Jesus calls us to something much greater than any celebrity persona can offer us. He call us to not amass wealth or influence but to die to self, to give sacrificially and to expect nothing in return. This runs in stark contrast to what the ethereal reality of celebrity drama wants us to think. Do not be deceived. Jesus sees your heart. It breaks His heart to see your heart filled with anything else other than him.

Everyone is in a desperate need of redemption. The celebrities and the barely celebrated. The ones with the private cook and the ones who can hardly cook. The ones with six pack abs and the ones with the six pack of Krispy-Kremes.

Question: Have you noticed that celebrities are not real people? Do you agree or disagree with this statement? 

 

 

 

 


Comments

2 responses to “Why Celebrities Are Not Real People”

  1. Are you saying I’m not a real person? 😉

    You know this sorta ties into the words of Jesus: “A prophet is not without honor except in his hometown and among his own relatives and in his own household.” The celebrity is without honor among close friends/family. The celebrity is only real to the people of near him/her because they can see the weak human nature behind all the elaborate mask of publicity and money.

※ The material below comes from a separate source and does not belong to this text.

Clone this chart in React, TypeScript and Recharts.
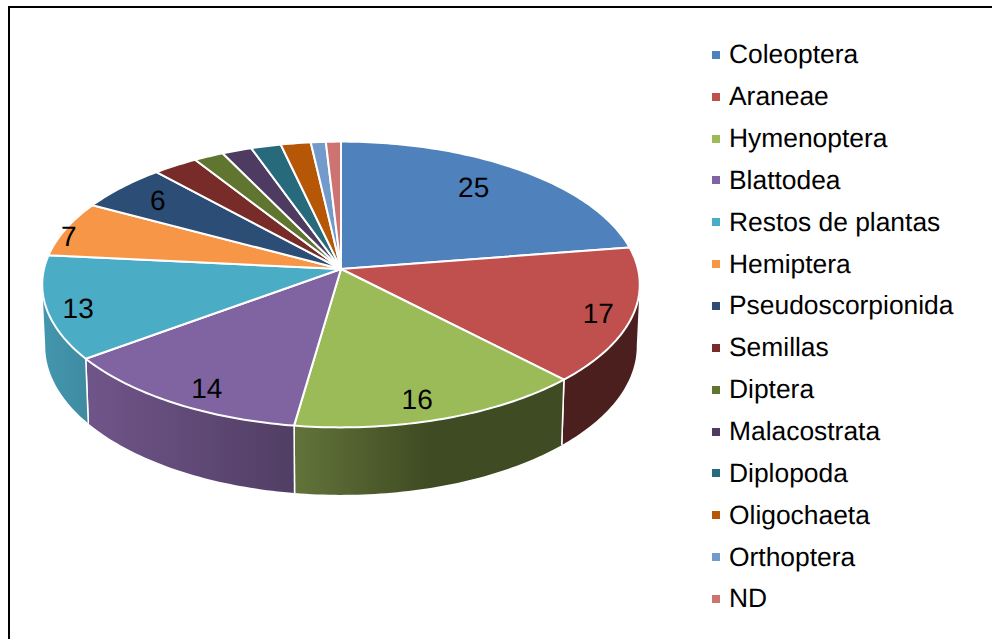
import { Legend, Pie, PieChart } from "recharts";

const categories = [
  "Coleoptera",
  "Araneae",
  "Hymenoptera",
  "Blattodea",
  "Restos de plantas",
  "Hemiptera",
  "Pseudoscorpionida",
  "Semillas",
  "Diptera",
  "Malacostrata",
  "Diplopoda",
  "Oligochaeta",
  "Orthoptera",
  "ND",
];
const counts = [25, 17, 16, 14, 13, 7, 6, 3, 2, 2, 2, 2, 1, 1];
const topColors = [
  "#4F81BD",
  "#C0504D",
  "#9BBB59",
  "#8064A2",
  "#4BACC6",
  "#F79646",
  "#2C4D75",
  "#772C2A",
  "#5F7530",
  "#4D3B62",
  "#276A7C",
  "#B65708",
  "#729ACA",
  "#CD7371",
];
// left / right colour of the outer wall, only the front slices show it
const wallColors: Record<number, string[]> = {
  1: ["#4C1F1F", "#4C1F1F"],
  2: ["#62743A", "#3F4B22"],
  3: ["#70558A", "#513E64"],
  4: ["#4396AE", "#3F8BA1"],
};

// label nudges from the default spot, in px
const labelNudges = [
  [-10, -2],
  [24, 7],
  [-5, 11],
  [0, 13],
  [-27, 9],
  [-52, 0],
  [-8, -3],
];

const pieData = categories.map((name, i) => ({ name, value: counts[i] }));

const FONT = '"Liberation Sans", Arial, sans-serif';
const RADIAN = Math.PI / 180;
const PERSPECTIVE = 0.1084;
const TILT = 0.4755;
const RIM_DEPTH = 61;
const RIM_SCALE = 0.99;
const RIM_TILT = 0.495;
// the wall runs between the two points where the disc is widest
const WALL_FROM = -6;
const WALL_TO = -174;

function topPoint(cx: number, cy: number, r: number, deg: number) {
  const u = Math.cos(deg * RADIAN);
  const v = Math.sin(deg * RADIAN);
  const w = 1 + PERSPECTIVE * v;
  return [cx + (r * u) / w, cy - (r * TILT * v) / w];
}

function rimPoint(cx: number, cy: number, r: number, deg: number) {
  const u = Math.cos(deg * RADIAN);
  const v = Math.sin(deg * RADIAN);
  const w = 1 + PERSPECTIVE * v;
  return [cx + (r * RIM_SCALE * u) / w, cy + RIM_DEPTH - (r * RIM_TILT * v) / w];
}

function sweep(from: number, to: number) {
  const steps = Math.max(2, Math.ceil(Math.abs(to - from)));
  const out: number[] = [];
  for (let i = 0; i <= steps; i++) out.push(from + ((to - from) * i) / steps);
  return out;
}

function toPath(points: number[][]) {
  return (
    points.map((p, i) => `${i ? "L" : "M"}${p[0].toFixed(2)} ${p[1].toFixed(2)}`).join(" ") + " Z"
  );
}

function TopSlice(props: any) {
  const { cx, cy, outerRadius, startAngle, endAngle, index } = props;
  const rim = sweep(startAngle, endAngle).map((a) => topPoint(cx, cy, outerRadius, a));
  return (
    <path
      d={toPath([[cx, cy], ...rim])}
      fill={topColors[index]}
      stroke="#fff"
      strokeWidth={2}
      strokeLinejoin="round"
    />
  );
}

function WallSlice(props: any) {
  const { cx, cy, outerRadius, startAngle, endAngle, index } = props;
  const colors = wallColors[index];
  if (!colors) return <g />;
  const from = Math.min(startAngle, WALL_FROM);
  const to = Math.max(endAngle, WALL_TO);
  const angles = sweep(from, to);
  const upper = angles.map((a) => topPoint(cx, cy, outerRadius, a));
  const lower = angles.map((a) => rimPoint(cx, cy, outerRadius, a)).reverse();
  const gradientId = `wall-${index}`;
  const dividers = [startAngle, endAngle].filter((a) => a <= WALL_FROM && a >= WALL_TO);
  return (
    <g>
      <defs>
        <linearGradient id={gradientId} x1="0" y1="0" x2="1" y2="0">
          <stop offset="0%" stopColor={colors[0]} />
          <stop offset={index === 2 ? "50%" : "100%"} stopColor={colors[1]} />
        </linearGradient>
      </defs>
      <path d={toPath([...upper, ...lower])} fill={`url(#${gradientId})`} stroke="none" />
      {dividers.map((a) => {
        const p = topPoint(cx, cy, outerRadius, a);
        const q = rimPoint(cx, cy, outerRadius, a);
        return <line key={a} x1={p[0]} y1={p[1]} x2={q[0]} y2={q[1]} stroke="#fff" strokeWidth={1.5} />;
      })}
    </g>
  );
}

function SliceLabel(props: any) {
  const { cx, cy, outerRadius, midAngle, index, value } = props;
  const nudge = labelNudges[index];
  if (!nudge) return null;
  const p = topPoint(cx, cy, outerRadius * 0.8, midAngle);
  return (
    <text
      x={p[0] + nudge[0]}
      y={p[1] + nudge[1]}
      textAnchor="middle"
      dominantBaseline="central"
      fontFamily={FONT}
      fontSize={28}
      fill="#000"
      style={{ textRendering: "geometricPrecision" }}
    >
      {value}
    </text>
  );
}

function LegendList() {
  return (
    <div style={{ fontFamily: FONT, fontSize: 26.4, color: "#000", textRendering: "geometricPrecision" }}>
      {categories.map((name, i) => (
        <div key={name} style={{ display: "flex", alignItems: "center", height: 41.85 }}>
          <span style={{ width: 8, height: 8, background: topColors[i], marginRight: 9 }} />
          <span style={{ whiteSpace: "nowrap" }}>{name}</span>
        </div>
      ))}
    </div>
  );
}

export default function App() {
  return (
    <div style={{ position: "absolute", left: 0, top: 0, width: 992, height: 639, background: "#fff", overflow: "hidden" }}>
      <div style={{ position: "absolute", left: 8, top: 6, right: 0, height: 2, background: "#000" }} />
      <div style={{ position: "absolute", left: 8, top: 6, bottom: 0, width: 2, background: "#000" }} />
      <PieChart
        width={992}
        height={639}
        margin={{ top: 0, right: 0, bottom: 0, left: 0 }}
        style={{ position: "absolute", left: 0, top: 0 }}
      >
        <Pie
          data={pieData}
          dataKey="value"
          nameKey="name"
          cx={341}
          cy={269}
          outerRadius={297}
          startAngle={90}
          endAngle={-270}
          legendType="none"
          isAnimationActive={false}
          shape={WallSlice}
        />
        <Pie
          data={pieData}
          dataKey="value"
          nameKey="name"
          cx={341}
          cy={269}
          outerRadius={297}
          startAngle={90}
          endAngle={-270}
          isAnimationActive={false}
          shape={TopSlice}
          label={SliceLabel}
          labelLine={false}
        />
        <Legend
          layout="vertical"
          align="right"
          verticalAlign="top"
          content={LegendList}
          wrapperStyle={{ left: 712, top: 34, width: 270 }}
        />
      </PieChart>
    </div>
  );
}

    In general we humans tend to assume a lot about people we don’t personally know, and often the assumption predisposes us to view that person with an exaggerated sense of awe. I have friends who are preachers/pastors, and I see people who know them from far away, imagine them to be great Christian celebrities, yet their own churches/youth groups, who actually live day to day with them, treat them as commonplace.

    1. ‎Yuriy, I see where you are coming from. The issue is that “we humans tend to assume a lot about people we don’t personally know” specifically about celebrities — because the information about them is filtered to us through various channels — and many people vicariously live through these celebrities — not ever stopping to realizing that it is a dream-world they live in – created by media, money and maniacal control of brand empires.

      I wrote this post because I noticed the inordinate infatuation with celebrities among professing Christians — can we just observe without celebrating? Is that even possible?